May Boeve is always looking for converts. As executive director of the grassroots climate-change organization 350.org, Boeve spent the better part of 2014 reaching out to people and groups that, on the face of it, have priorities other than the warming of the planet. Glued to her phone for hour after hour, she persuaded labor unions, health organizations, and schools that they should prioritize climate change and that they should come to New York to demand action. Boeve’s tireless efforts contributed to the People’s Climate March in September, the largest climate demonstration in history, which organizers said drew some 400,000 people to New York. Thousands of others took to the streets in 161 other countries.
“What we do is try to mobilize these people to build a movement that’s greater than the sum of our parts,” she says. “No group can do this alone, no person can do this alone, so if we’re not actually building bridges, we will never achieve our goals.”

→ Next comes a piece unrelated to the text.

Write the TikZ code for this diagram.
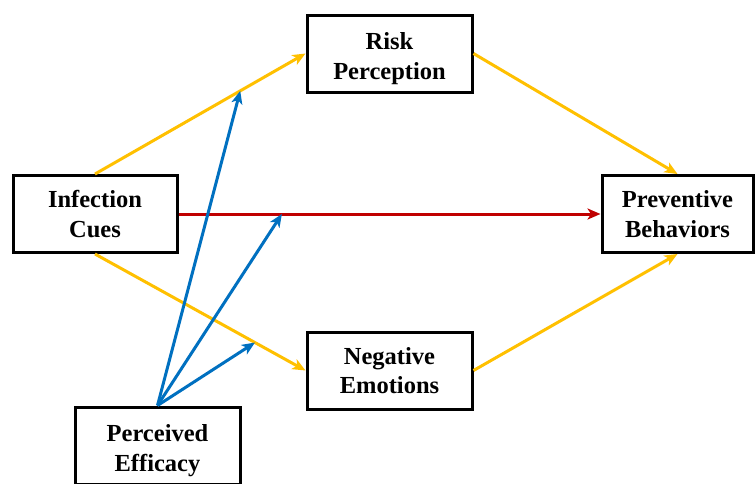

Boeve, 31, has been at the forefront of the fight against climate change since 2007, when she and six other undergraduates at Middlebury College in Vermont teamed up with environmentalist and author Bill McKibben to start 350.org. “All her powerful qualities were already evident, even at 20 or 21,” says McKibben. “She is mature way beyond her years.” 350.org gets its name from what some scientists say is the maximum level of carbon dioxide in the atmosphere to maintain a climate similar to the one we know today—350 parts per million (ppm). Currently, the Earth’s atmosphere is over 403 ppm, according to the National Oceanic and Atmospheric Administration. Boeve believes the only way to get that figure back to 350 ppm is to create a “massive social movement” to weaken the fossil fuel industry and usher in a broad embrace of renewable energy.
That’s a big task, which is why Boeve has become an expert at finding common ground with organizations that seem to have nothing to do with the environment. “Climate change connects every issue,” she says. “What I like to do is figure out, based on what another organization does, how does it connect to climate change and how does our work connect to what they do?” As part of her argument to labor unions, for example, she contends that environmentalism is good for the economy. Addressing climate change, she says, is a “huge opportunity to create jobs.”
“She is a person who is truly committed to making the compromises necessary to build the broadest-based movement possible,” says Jon Barton, senior strategic advisor on Climate and Energy for Blue-Green Alliance, a coalition of labor and environmental groups. “It’s not every day that people do that.”
Boeve has a new mission for her broad church of activists—getting the world’s biggest institutions to divest from companies directly involved in the fossil fuel industry. “You’re either on the right side of climate change, or the wrong side,” Boeve says. “And by actually forcing institutions to choose where they put their money, it forces us to make this into a moral issue.” So far Britain’s Guardian Media group, Syracuse University in New York, the Church of England and others have all committed to divesting from companies that extract, process or trade in fossil fuels.
Boeve knows that some of the climate damage is already done and can’t be reversed. “We don’t say we’re going to stop climate change. We can’t. It is with us already, it’s going to be with every generation to come,” she says. But taking on companies involved in the fossil fuel industry, she says, is a good start. “These folks are making money hand over fist making this problem worse,” Boeve says. “It’s very much a David and Goliath story.”